A thorough evaluation of the whole Soldier is required.

The following techniques will not be used:

a.

Brief, unqualified superlatives or phrases, particularly if they may be considered trite.

b.

Too brief comments, excessive use of technical acronyms, or phrases not commonly recognized.

These frequently need to be interpreted by selection boards and career managers.

If they are not correctly interpreted, the best interests of the Army and the rated Soldier are not served.

c.

Bullet comments.

(1)

Appropriate bullet comments are required for DA Form 2166–9–1 and DA Form 2166–9–2.

(2)

Bullet comments are not acceptable for OERs or AERs.

(3)

Bullet comments will not be used in part V, block b, of NCOERs.

d.

Any technique aimed at making specific words, phrases, or sentences stand out from the rest of the narrative, including, but not limited to the following:

(1)

Underlining.

(2)

Excessive use of capital letters.

(3)

Unnecessary quotation marks.

(4)

Repeated use of exclamation points.

(5)

Wide spacing between selected words, phrases, bullets, or sentences to include double spacing within a paragraph or between paragraphs.

Rating officials are not authorized any double spacing between performance and potential comments in OERs or DA Form 2166–9–3.

(6)

Italics, bold text, and similar font techniques.

(7)

Compressed type or spacing.

(8)

Handwritten comments.

An exception is made for DA Form 67–10–4, part IV, block b, and part V for evaluations of BGs and on DA Form 67–10–2 part IV, blocks d and e, and part VI, block c, for evaluations of CW5s, which may be handwritten in black ink.

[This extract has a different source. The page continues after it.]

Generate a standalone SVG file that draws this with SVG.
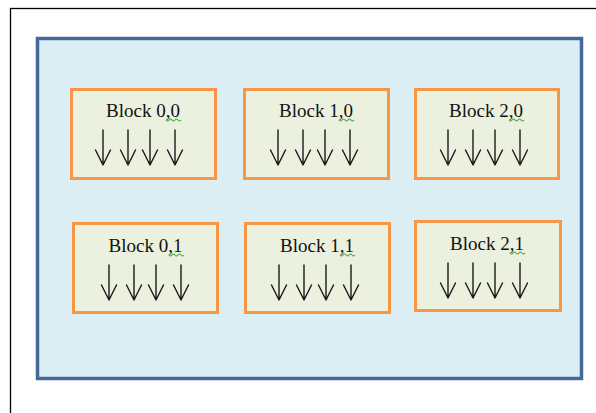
<svg xmlns="http://www.w3.org/2000/svg" width="596" height="413" viewBox="0 0 596 413">
<style>
.frame{fill:#ffffff;stroke:#000000;stroke-width:1.3}
.grid{fill:#dbeef3;stroke:#46699a;stroke-width:3.5}
.blk{fill:#ebf1de;stroke:#f79646;stroke-width:3}
.lbl{font-family:"Liberation Serif","Times New Roman",serif;font-size:19px;fill:#111111;text-anchor:middle}
.arr{fill:none;stroke:#1a1a1a;stroke-width:1.4;stroke-linecap:round;stroke-linejoin:round}
.sq{fill:none;stroke:#3fae3f;stroke-width:1.1}
</style>
<defs>
<g id="arrows">
<path class="arr" d="M0,0 V35 M-7.5,20 L0,35 L7.5,20"/>
<path class="arr" d="M25,0 V35 M17.5,20 L25,35 L32.5,20"/>
<path class="arr" d="M47,0 V35 M39.5,20 L47,35 L54.5,20"/>
<path class="arr" d="M72,0 V35 M64.5,20 L72,35 L79.5,20"/>
</g>
<path id="squig" class="sq" d="M0,0 q1.5,2 3,0 t3,0 t3,0 t3,0 t3,0"/>
</defs>
<rect class="frame" x="10.5" y="8.5" width="600" height="420"/>
<rect class="grid" x="37.5" y="38.5" width="544" height="340"/>
<g id="block00">
<rect class="blk" x="71.5" y="89.5" width="144" height="89"/>
<text class="lbl" x="143" y="117">Block 0,0</text>
<use href="#squig" x="166" y="120"/>
<use href="#arrows" x="103" y="130"/>
</g>
<g id="block10">
<rect class="blk" x="244.5" y="89.5" width="144" height="89"/>
<text class="lbl" x="316" y="117">Block 1,0</text>
<use href="#squig" x="339" y="120"/>
<use href="#arrows" x="278" y="130"/>
</g>
<g id="block20">
<rect class="blk" x="415.5" y="89.5" width="143" height="89"/>
<text class="lbl" x="486" y="117">Block 2,0</text>
<use href="#squig" x="509" y="120"/>
<use href="#arrows" x="448" y="130"/>
</g>
<g id="block01">
<rect class="blk" x="73.5" y="223.5" width="144" height="89"/>
<text class="lbl" x="145.5" y="252">Block 0,1</text>
<use href="#squig" x="169" y="255"/>
<use href="#arrows" x="109" y="265"/>
</g>
<g id="block11">
<rect class="blk" x="245.5" y="223.5" width="144" height="89"/>
<text class="lbl" x="317" y="252">Block 1,1</text>
<use href="#squig" x="340" y="255"/>
<use href="#arrows" x="279" y="265"/>
</g>
<g id="block21">
<rect class="blk" x="415.5" y="221.5" width="145" height="89"/>
<text class="lbl" x="487" y="250">Block 2,1</text>
<use href="#squig" x="510" y="253"/>
<use href="#arrows" x="448" y="263"/>
</g>
<g id="connectors"></g>
</svg>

In order to be processed and placed on the Soldier’s AMHRR, reports with handwritten comments must be legible.

(9)

Exaggerated margins (“picture framing”).

Paragraph indentation (if not excessive) is an acceptable practice if applied as a standard convention of English writing style (OERs and DA Form 2166–9–3 only).

(10)

Inappropriate references to box checks (OERs and NCOERs) (for example, but not all-inclusive, a senior rater may not refer to the box check that would have been given to a rated officer or NCO if their profile supported it, or characterization of the rated officer or NCO as a “top box” “Most Qualified,” “Multi-Star Potential” officer).

(11)

Specific selection board-type language.

Examples of this include, “definitely a 6+ Soldier.”